Keeping Their Marbles: How the treasures of the past ended up in museums ... and why they should stay there
Oxford University Press, $29.95 pb, 383 pp, 9780198817185
Keeping Their Marbles: How the treasures of the past ended up in museums ... and why they should stay there by Tiffany Jenkins
There are cases in which it seems, on the face of it, unambiguously right to restore stolen or misappropriated cultural objects to their original setting or at least to their last known address: we can think of the lamentable looting of museums and archaeological sites during the wars in Afghanistan, Iraq, and Syria, and the riots of the pitifully misnamed Arab Spring. And yet because their original sites may still be extremely insecure, some such artefacts are best preserved in the safekeeping of Western institutions until stability returns to their homelands.

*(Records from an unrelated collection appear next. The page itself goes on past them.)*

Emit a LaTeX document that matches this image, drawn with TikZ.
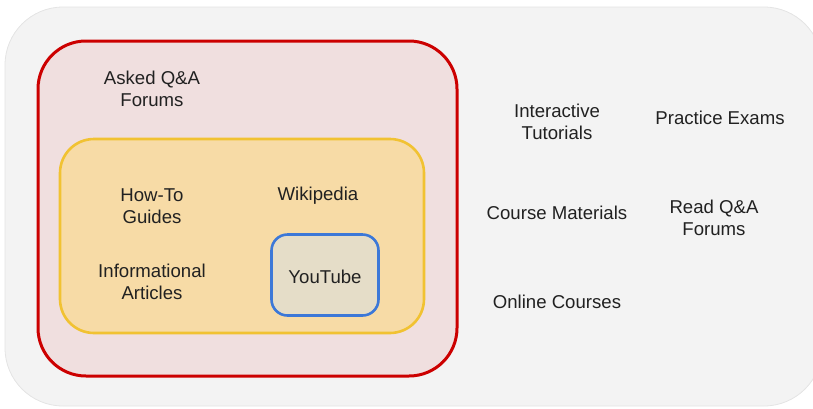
\documentclass[tikz,border=0pt]{standalone}
\usepackage{fontspec}
\setmainfont{Liberation Sans}
\begin{document}
\begin{tikzpicture}[x=1pt,y=-1pt,
  box/.style={rounded corners=#1},
  lbl/.style={align=center,font=\fontsize{18.6}{22.5}\selectfont,text=black!87,inner sep=0pt},
]
\useasboundingbox (0,0) rectangle (813,408);
\definecolor{outerfill}{HTML}{F3F3F3}
\definecolor{outerline}{HTML}{E4E4E4}
\definecolor{redline}{HTML}{CC0000}
\definecolor{redfill}{HTML}{F0DFDF}
\definecolor{yelline}{HTML}{F1C232}
\definecolor{yelfill}{HTML}{F7DBA6}
\definecolor{blueline}{HTML}{3C78D8}
\definecolor{bluefill}{HTML}{E5DDC8}
% outer panel
\path[box=58pt,fill=outerfill,draw=outerline,line width=0.8pt] (5,7) rectangle (822,406);
% red box
\node[box=48pt,fill=redfill,draw=redline,line width=3pt,minimum width=419pt,minimum height=335pt,inner sep=0pt] (red) at (247.5,208.5) {};
% yellow box
\node[box=34pt,fill=yelfill,draw=yelline,line width=2.6pt,minimum width=364pt,minimum height=194pt,inner sep=0pt] (yel) at (242,236) {};
% blue box
\node[box=16pt,fill=bluefill,draw=blueline,line width=2.6pt,minimum width=107pt,minimum height=81pt,inner sep=0pt] (blue) at (325,275) {};
% labels
\node[lbl] (asked) at (152,89) {Asked Q\&A\\Forums};
\node[lbl] (howto) at (152,206) {How-To\\Guides};
\node[lbl] (wiki) at (318,196) {Wikipedia};
\node[lbl] (info) at (152,282) {Informational\\Articles};
\node[lbl] (yt) at (325,277) {YouTube};
\node[lbl] (inter) at (557,122) {Interactive\\Tutorials};
\node[lbl] (pract) at (720,118) {Practice Exams};
\node[lbl] (course) at (557,213) {Course Materials};
\node[lbl] (read) at (714,218) {Read Q\&A\\Forums};
\node[lbl] (online) at (557,302) {Online Courses};
\end{tikzpicture}
\end{document}
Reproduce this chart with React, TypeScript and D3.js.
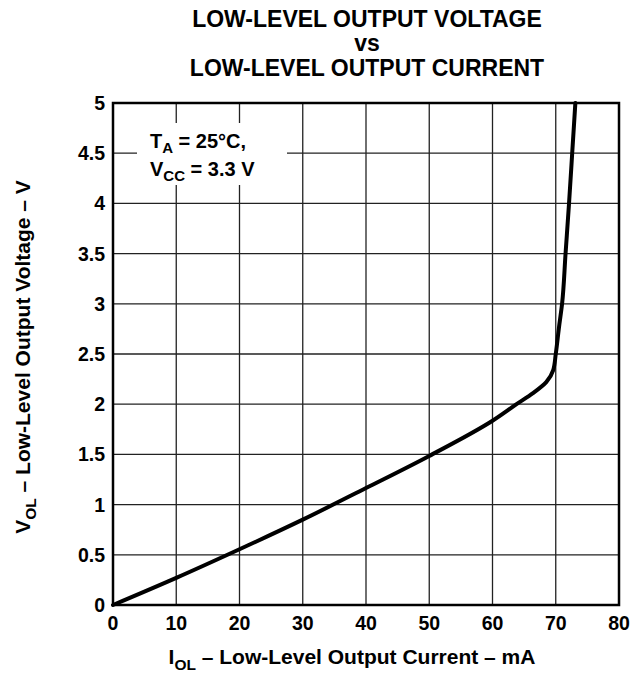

There are other instances in which the collection and removal of artefacts, especially tribal ones, have certainly saved them from destruction: the Aboriginal items lent to the National Museum of Australia by the British Museum for the Encounters exhibition (2015–16) were collected by missionaries and travellers from the late eighteenth to the late nineteenth centuries, and would otherwise have been discarded and allowed to perish. Unless one is committed to the idea of tribal cultures existing in a prehistoric present without past or future, continually repeating and remaking and re-enacting, preserving examples of their arts and crafts seems commendable.